Recommended for 18+.
Pricing
Free on Vimeo
Pass the Hat donations encouraged
Donations accepted via Venmo: @collin-spangler
About the Artists
Collin Spangler (Creator/Performer) is a young theater artist from Wheeling, West Virginia and based in Philadelphia. They graduated from Swarthmore College this past fall with a major in Theater and a minor in Religious Studies. They seek to create visceral, fast-paced works of theater that are less like traditional plays and more like “”genre-bending endurance sports.”” How to Shave is their third piece of devised theater–the first being Boy in Pants, a play about young people navigating depression and suicidal ideation, and not her glass but you, an a-genre, rigorously physical performance about body image internalized misogyny, co-created with Clare and a third friend, Zaina. They hope you enjoy the show!
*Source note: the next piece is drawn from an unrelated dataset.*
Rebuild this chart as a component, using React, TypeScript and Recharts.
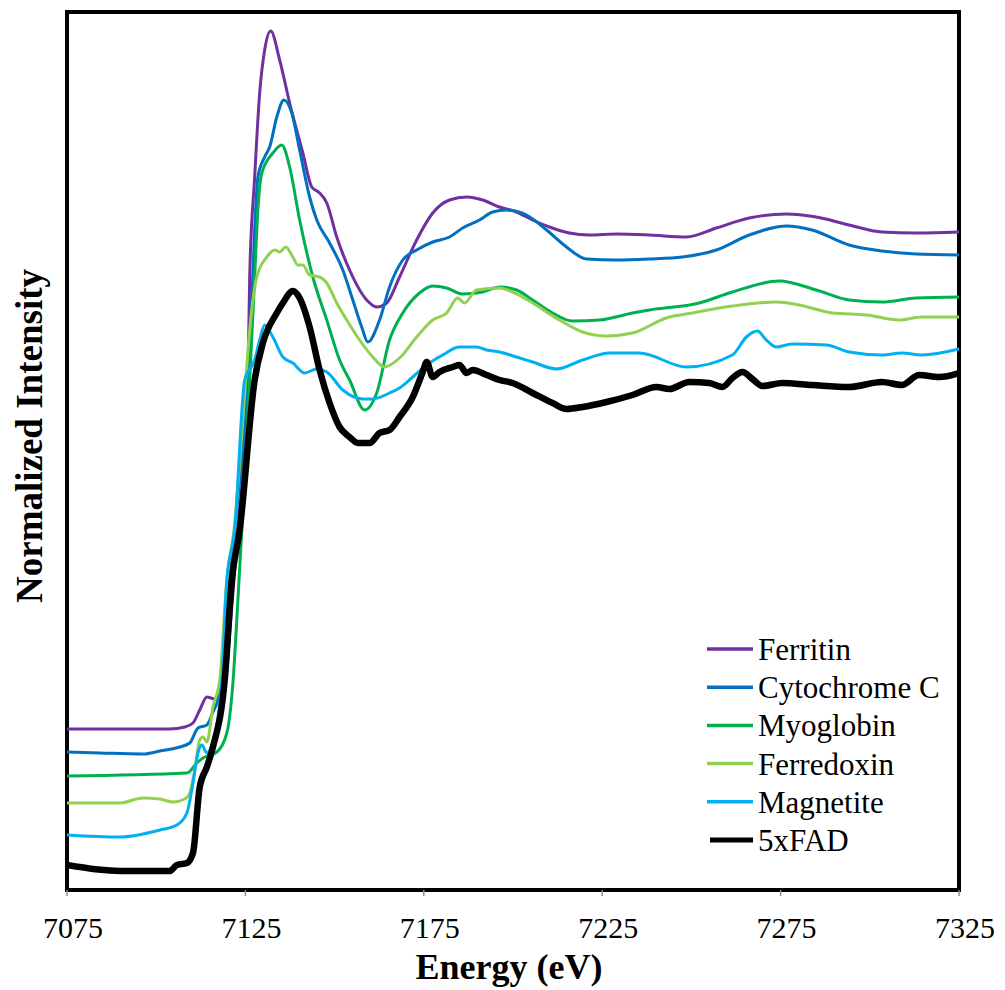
import React from 'react';
import { LineChart, Line, XAxis, YAxis, ReferenceArea, Legend } from 'recharts';

// Energy (eV) / normalized intensity (arbitrary offset units) per series
const ferritinE = [7075, 7103.8, 7108.0, 7110.3, 7112.2, 7114.2, 7116.4, 7117.8, 7119.8, 7120.6, 7122.9, 7125.7, 7126.2, 7127.6, 7129.0, 7130.4, 7132.1, 7134.6, 7137.4, 7141.1, 7143.6, 7145.8, 7147.8, 7150.6, 7154.2, 7159.0, 7161.8, 7164.6, 7168.2, 7173.0, 7177.5, 7182.2, 7187.0, 7191.5, 7196.2, 7201.0, 7205.5, 7210.2, 7215.8, 7221.4, 7229.0, 7238.2, 7248.6, 7257.0, 7266.2, 7276.6, 7285.0, 7294.2, 7303.4, 7313.0, 7325];
const ferritinI = [16.1, 16.1, 16.3, 16.7, 18.0, 19.3, 19.1, 19.5, 22.3, 25.7, 36.0, 51.0, 61.3, 71.3, 79.7, 84.0, 85.9, 83.0, 78.7, 73.7, 70.3, 69.7, 68.7, 65.3, 62.0, 59.0, 58.3, 58.7, 61.3, 65.0, 67.7, 69.0, 69.3, 69.0, 68.3, 67.8, 67.0, 66.3, 65.7, 65.5, 65.6, 65.5, 65.3, 66.2, 67.2, 67.6, 67.3, 66.5, 65.8, 65.7, 65.8];

const cytochromeE = [7075, 7084.2, 7096.3, 7101.0, 7106.6, 7109.4, 7111.7, 7114.2, 7115.9, 7117.3, 7118.7, 7120.1, 7122.0, 7125.7, 7126.8, 7127.6, 7128.5, 7130.4, 7131.8, 7133.8, 7135.8, 7138.0, 7140.2, 7143.0, 7145.0, 7148.6, 7152.3, 7155.1, 7157.6, 7159.3, 7162.6, 7165.4, 7169.1, 7173.0, 7177.5, 7182.2, 7185.9, 7190.6, 7194.3, 7198.2, 7203.8, 7209.4, 7215.0, 7220.6, 7229.0, 7238.2, 7247.5, 7257.0, 7266.2, 7276.6, 7283.8, 7294.2, 7303.4, 7313.0, 7325];
const cytochromeI = [13.8, 13.7, 13.6, 13.9, 14.3, 14.7, 16.2, 16.5, 17.8, 19.0, 21.7, 29.0, 36.0, 51.0, 59.0, 66.0, 71.3, 73.3, 74.3, 77.3, 79.0, 77.7, 74.0, 69.3, 67.0, 64.7, 62.0, 59.0, 56.3, 54.8, 57.0, 60.3, 63.0, 64.0, 64.8, 65.3, 66.2, 67.0, 67.8, 68.0, 67.5, 66.0, 64.3, 63.1, 63.0, 63.1, 63.3, 64.0, 65.5, 66.4, 66.0, 64.5, 63.9, 63.6, 63.5];

const myoglobinE = [7075, 7108.6, 7111.4, 7113.1, 7115.0, 7117.0, 7119.8, 7121.5, 7122.9, 7124.0, 7126.2, 7127.6, 7128.5, 7129.6, 7132.7, 7135.2, 7137.4, 7140.2, 7143.9, 7147.8, 7151.4, 7154.2, 7158.4, 7161.8, 7165.4, 7169.1, 7173.8, 7177.5, 7181.4, 7185.9, 7191.5, 7196.2, 7201.0, 7205.5, 7211.1, 7216.7, 7224.2, 7233.5, 7238.2, 7252.2, 7261.5, 7274.6, 7285.0, 7294.2, 7303.4, 7313.0, 7325];
const myoglobinI = [11.4, 11.7, 12.7, 13.2, 13.5, 13.8, 15.7, 20.7, 29.0, 36.0, 51.0, 61.3, 68.0, 71.7, 73.7, 74.5, 72.3, 67.0, 61.3, 57.0, 53.0, 51.0, 48.0, 49.7, 55.0, 57.7, 59.7, 60.4, 60.2, 59.6, 59.8, 60.3, 60.0, 59.0, 57.7, 56.9, 57.0, 57.7, 58.0, 58.7, 59.8, 60.9, 60.0, 59.0, 58.8, 59.2, 59.3];

const ferredoxinE = [7075, 7089.8, 7096.3, 7101.0, 7104.7, 7108.0, 7109.4, 7110.8, 7112.2, 7113.1, 7114.2, 7115.9, 7117.8, 7119.8, 7121.8, 7125.1, 7126.2, 7128.2, 7131.0, 7133.2, 7134.6, 7136.3, 7138.3, 7139.7, 7141.1, 7143.0, 7145.8, 7147.8, 7150.6, 7153.4, 7157.0, 7160.7, 7164.0, 7168.2, 7173.0, 7177.5, 7181.4, 7184.5, 7186.4, 7189.8, 7196.2, 7199.9, 7205.5, 7213.0, 7219.5, 7226.2, 7233.5, 7243.0, 7250.3, 7261.5, 7273.8, 7280.2, 7289.5, 7299.0, 7308.2, 7314.6, 7325];
const ferredoxinI = [8.7, 8.7, 9.2, 9.1, 8.8, 9.1, 9.7, 12.0, 15.0, 15.3, 14.8, 18.3, 21.0, 31.0, 36.0, 51.0, 56.0, 61.3, 63.3, 64.0, 63.8, 64.3, 63.3, 62.5, 62.5, 61.5, 61.3, 60.7, 58.7, 57.0, 55.0, 53.3, 52.3, 53.2, 55.3, 57.0, 57.7, 59.2, 58.7, 60.0, 60.2, 59.8, 58.7, 57.0, 55.8, 55.4, 55.7, 57.2, 57.7, 58.4, 58.8, 58.5, 57.7, 57.5, 57.0, 57.3, 57.3];

const magnetiteE = [7075, 7089.8, 7101.0, 7105.8, 7108.6, 7110.3, 7111.7, 7112.8, 7114.2, 7115.6, 7118.4, 7119.8, 7122.0, 7124.8, 7127.6, 7129.0, 7130.4, 7132.7, 7135.5, 7138.3, 7141.6, 7145.0, 7147.8, 7152.3, 7157.9, 7160.7, 7165.4, 7168.2, 7171.9, 7175.8, 7180.3, 7185.0, 7189.8, 7192.6, 7196.2, 7201.0, 7205.5, 7212.2, 7219.5, 7227.0, 7235.4, 7248.6, 7261.5, 7265.4, 7268.5, 7271.0, 7273.8, 7278.3, 7287.8, 7294.2, 7303.4, 7309.0, 7314.6, 7325];
const magnetiteI = [5.5, 5.3, 6.0, 6.5, 7.7, 10.7, 13.7, 14.5, 13.7, 14.5, 21.0, 31.0, 36.0, 51.0, 53.0, 55.0, 56.5, 55.3, 53.3, 52.7, 51.7, 52.1, 51.8, 50.0, 49.1, 49.1, 49.7, 50.2, 51.3, 52.5, 53.5, 54.3, 54.3, 54.0, 53.8, 53.3, 52.8, 52.1, 53.0, 53.7, 53.7, 52.3, 53.5, 55.3, 55.9, 55.0, 54.3, 54.6, 54.5, 53.8, 53.5, 53.7, 53.5, 54.1];

const fadE = [7075, 7089.8, 7103.8, 7105.8, 7108.6, 7110.3, 7112.2, 7114.2, 7115.9, 7119.2, 7121.2, 7123.4, 7127.6, 7129.9, 7133.8, 7135.5, 7138.3, 7140.2, 7143.0, 7145.8, 7148.6, 7151.4, 7154.2, 7156.5, 7159.8, 7162.6, 7165.4, 7168.2, 7171.9, 7174.7, 7175.8, 7177.5, 7179.4, 7183.1, 7185.0, 7187.0, 7188.7, 7192.6, 7196.2, 7199.9, 7205.5, 7211.1, 7215.0, 7219.5, 7226.2, 7233.5, 7240.2, 7243.8, 7249.4, 7255.0, 7258.7, 7261.5, 7264.3, 7267.1, 7269.9, 7275.5, 7283.8, 7294.2, 7303.4, 7309.0, 7313.8, 7319.4, 7325];
const fadI = [2.5, 1.9, 1.9, 2.5, 2.7, 3.7, 10.3, 12.3, 14.3, 21.0, 31.0, 36.0, 51.0, 54.7, 57.7, 58.7, 59.9, 59.2, 56.3, 52.0, 48.7, 46.3, 45.3, 44.7, 44.7, 45.7, 46.0, 47.3, 49.3, 51.8, 52.8, 51.3, 51.8, 52.3, 52.5, 51.7, 52.0, 51.5, 51.0, 50.7, 49.7, 48.7, 48.1, 48.3, 48.8, 49.5, 50.3, 50.1, 50.8, 50.7, 50.3, 51.2, 51.8, 51.1, 50.4, 50.7, 50.5, 50.3, 50.8, 50.5, 51.5, 51.3, 51.7];

const xTicks = [7075, 7125, 7175, 7225, 7275, 7325];
const seriesNames = ['Ferritin', 'Cytochrome C', 'Myoglobin', 'Ferredoxin', 'Magnetite', '5xFAD'];
const seriesColors = ['#7030A0', '#0070C0', '#00B050', '#92D050', '#00B0F0', '#000000'];
const seriesWidths = [3, 3, 3, 3, 3, 6.5];

const toData = (es: number[], vs: number[]) => es.map((e, i) => ({ e, v: vs[i] }));
const seriesData = [
  toData(ferritinE, ferritinI),
  toData(cytochromeE, cytochromeI),
  toData(myoglobinE, myoglobinI),
  toData(ferredoxinE, ferredoxinI),
  toData(magnetiteE, magnetiteI),
  toData(fadE, fadI),
];

const FONT = '"Liberation Serif", "Times New Roman", Times, serif';
const Y_MAX = 87.8;

const renderLegend = () => (
  <svg width={270} height={240} style={{ display: 'block' }}>
    {seriesNames.map((name, i) => {
      const cy = 24 + i * 38.2;
      return (
        <g key={name}>
          <line
            x1={i === 5 ? 10 : 7}
            x2={53}
            y1={cy}
            y2={cy}
            stroke={seriesColors[i]}
            strokeWidth={i === 5 ? 5 : 3.5}
          />
          <text x={58} y={cy + 11} fontFamily={FONT} fontSize={31} fill="#000">
            {name}
          </text>
        </g>
      );
    })}
  </svg>
);

const XLabel = (props: any) => {
  const vb = props.viewBox || { x: 67, y: 890, width: 891 };
  return (
    <text
      x={vb.x + vb.width / 2 - 4}
      y={vb.y + 89}
      textAnchor="middle"
      fontFamily={FONT}
      fontWeight="bold"
      fontSize={36}
      fill="#000"
    >
      Energy (eV)
    </text>
  );
};

const YLabel = () => (
  <text
    x={42}
    y={436}
    transform="rotate(-90, 42, 436)"
    textAnchor="middle"
    fontFamily={FONT}
    fontWeight="bold"
    fontSize={37}
    fill="#000"
  >
    Normalized Intensity
  </text>
);

export default function App() {
  return (
    <div style={{ position: 'absolute', left: 0, top: 0, width: 1005, height: 990, background: '#fff' }}>
      <LineChart width={1005} height={990} margin={{ top: 12, right: 46, left: 66, bottom: 10 }}>
        <XAxis
          type="number"
          dataKey="e"
          domain={[7075, 7325]}
          ticks={xTicks}
          allowDataOverflow
          height={90}
          axisLine={false}
          tickLine={{ stroke: '#8c8c8c', strokeWidth: 1.5 }}
          tickSize={6}
          tickMargin={21}
          tick={{ fontFamily: FONT, fontSize: 30, fill: '#000', dx: 6 }}
          label={<XLabel />}
        />
        <YAxis
          type="number"
          domain={[0, Y_MAX]}
          width={1}
          tick={false}
          axisLine={false}
          tickLine={false}
          allowDataOverflow
          label={<YLabel />}
        />
        {seriesData.map((d, i) => (
          <Line
            key={seriesNames[i]}
            data={d}
            dataKey="v"
            name={seriesNames[i]}
            type="monotone"
            stroke={seriesColors[i]}
            strokeWidth={seriesWidths[i]}
            dot={false}
            activeDot={false}
            isAnimationActive={false}
            strokeLinejoin="round"
          />
        ))}
        <ReferenceArea
          x1={7075}
          x2={7325}
          y1={0}
          y2={Y_MAX}
          fill="none"
          fillOpacity={0}
          stroke="#000"
          strokeWidth={4}
          ifOverflow="visible"
        />
        <Legend
          layout="vertical"
          align="center"
          verticalAlign="middle"
          content={renderLegend}
          wrapperStyle={{ left: 700, top: 625, width: 270, height: 240 }}
        />
      </LineChart>
    </div>
  );
}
Clare Grundstein (Dramaturg) is a recent Swarthmore graduate from Bethlehem, PA. She double-majored in Psychology and Theater, and views dramaturgy as the perfect meeting point between those two passions. She also writes music, poetry, and plays. In fall of 2019, she directed Bedroom Scene — an original one-act produced by Swarthmore’s Drama Board. Her work on this piece was intensely transformative, and helped her to realize how personally empowering it can be to stage untold stories. She is excited to be a part of this unique iteration of the Fringe festival!